How to Protect Yourself Before Enrolling
Before paying any deposit:
- Verify the MOE or MHESI license number publicly
- Ask about attendance policy
- Ask how monthly reporting works
- Ask how many years they’ve operated
- Avoid schools that promise “guaranteed visa approval”
Immigration decides approvals. Schools don’t.
Final Thoughts
If you remember only three things:
- ED visa equals full visa dependency on your school.
- School accreditation loss affects everyone, even compliant students.
- Collective enforcement means no individual carve-outs during suspension.
Your training discipline matters.
But your school’s compliance matters more.

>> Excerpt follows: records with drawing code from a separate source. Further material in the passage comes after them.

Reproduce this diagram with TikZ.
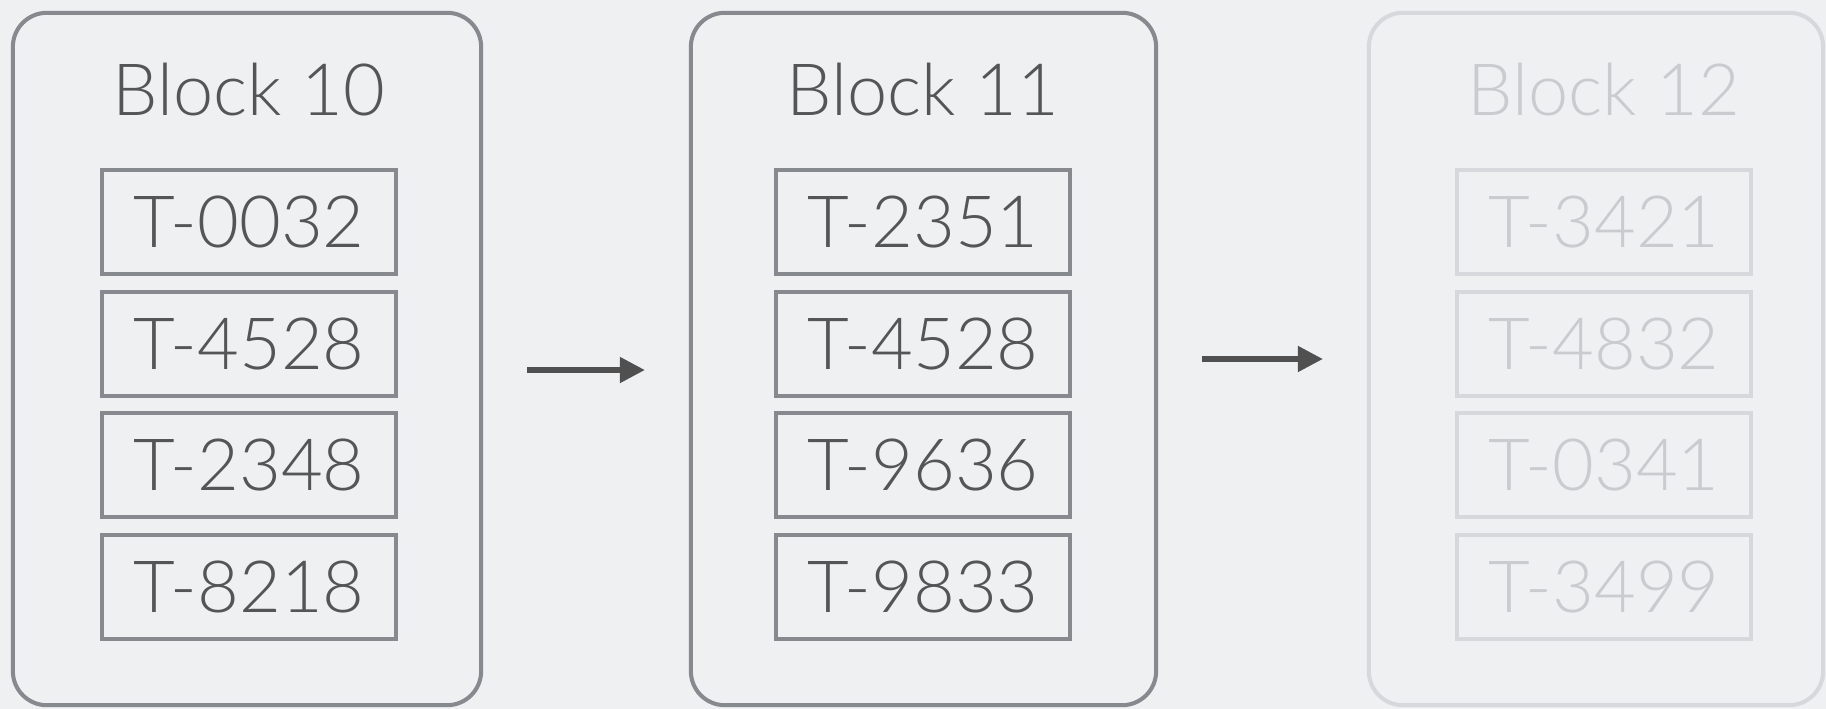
\documentclass[tikz,border=0pt]{standalone}
\usepackage{fontspec}
\setmainfont{Lato}[UprightFont=* Light]
\usetikzlibrary{arrows.meta,positioning}

\definecolor{bgpaper}{HTML}{EEF0F2}
\definecolor{edgelive}{HTML}{86898D}
\definecolor{inklive}{HTML}{555555}
\definecolor{edgefade}{HTML}{D6D8DB}
\definecolor{inkfade}{HTML}{C9CBCE}
\definecolor{arrowgray}{HTML}{505050}

\tikzset{
  blockbox/.style={line width=1.15pt, rounded corners=0.34cm,
    minimum height=6.92cm, inner sep=0pt},
  txbox/.style={line width=1.15pt, minimum width=2.94cm, minimum height=1.04cm,
    inner sep=0pt, font=\fontsize{20.5}{24}\selectfont},
  blocktitle/.style={anchor=base, inner sep=0pt, font=\fontsize{20.5}{24}\selectfont},
  flow/.style={draw=arrowgray, line width=1.45pt,
    -{Triangle[length=0.25cm,width=0.25cm]},
    shorten <=0.44cm, shorten >=0.44cm},
}

\begin{document}
\begin{tikzpicture}[x=0.01cm, y=-0.01cm]
  \clip (0,0) rectangle (1826,709);
  \fill[bgpaper] (0,0) rectangle (1826,709);

  % one column per block: box centre/width, content centre
  \foreach \bx/\bw/\cx/\num/\ta/\tb/\tc/\td/\look in
      {247/4.68/249/10/0032/4528/2348/8218/live,
       923.5/4.65/923/11/2351/4528/9636/9833/live,
       1596/4.54/1604/12/3421/4832/0341/3499/fade}
  {
    \node[blockbox, minimum width=\bw cm, draw=edge\look] (blk\num) at (\bx,359) {};
    \node[blocktitle, text=ink\look] (title\num) at (\cx,115) {Block \num};
    \foreach \t [count=\i] in {\ta,\tb,\tc,\td}
      \node[txbox, draw=edge\look, text=ink\look] (tx\num-\i)
        at (\cx,{222+121.7*(\i-1)}) {T-\t};
  }

  \draw[flow] ([yshift=-0.11cm]blk10.east) -- ([yshift=-0.11cm]blk11.west);
  \draw[flow] (blk11.east) -- (blk12.west);
\end{tikzpicture}
\end{document}
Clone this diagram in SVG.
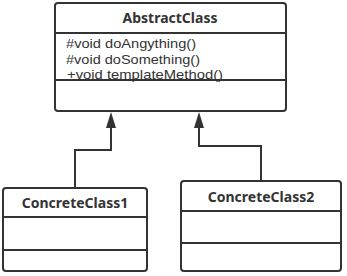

Choose stability. Choose legitimacy. Train properly. Stay legally.
That’s how you protect your future in Thailand.
FAQs
1. If my school is audited, am I immediately illegal?
Not automatically, but your extensions can freeze or be denied. Risk begins the moment sponsorship is suspended.
2. Can I transfer to another school quickly?
Sometimes. But if your previous school is blacklisted, transfers can be complicated.
3. What if I attended 100% of classes?
Personal compliance does not override institutional suspension.
4. Are universities safer than small schools?
Generally yes, if fully recognized by MHESI. Smaller licensed schools can also be safe if compliant.
5. Are Muay Thai schools targeted more?
Yes. Spot checks are common because abuse was widespread before 2025.
6. How do I verify a school’s license?
Ask for the MOE license number and check official databases.
7. What happens if I overstay after suspension?
Fines up to 100,000 THB and possible 1–5 year re-entry bans.
8. Does Sor.Dechapant handle reporting?
Yes. We maintain attendance logs and submit proper reports as required.
9. Is ED riskier than DTV?
ED is stricter because of attendance and institutional monitoring. DTV has more flexibility but different requirements.
10. Is collective enforcement likely to increase?
Based on 2025–2026 trends, yes. The system is moving toward stricter centralized control.
If you’re serious about Muay Thai and staying legally in Thailand, don’t gamble on unstable providers.
Train hard. Choose smart. Protect your visa.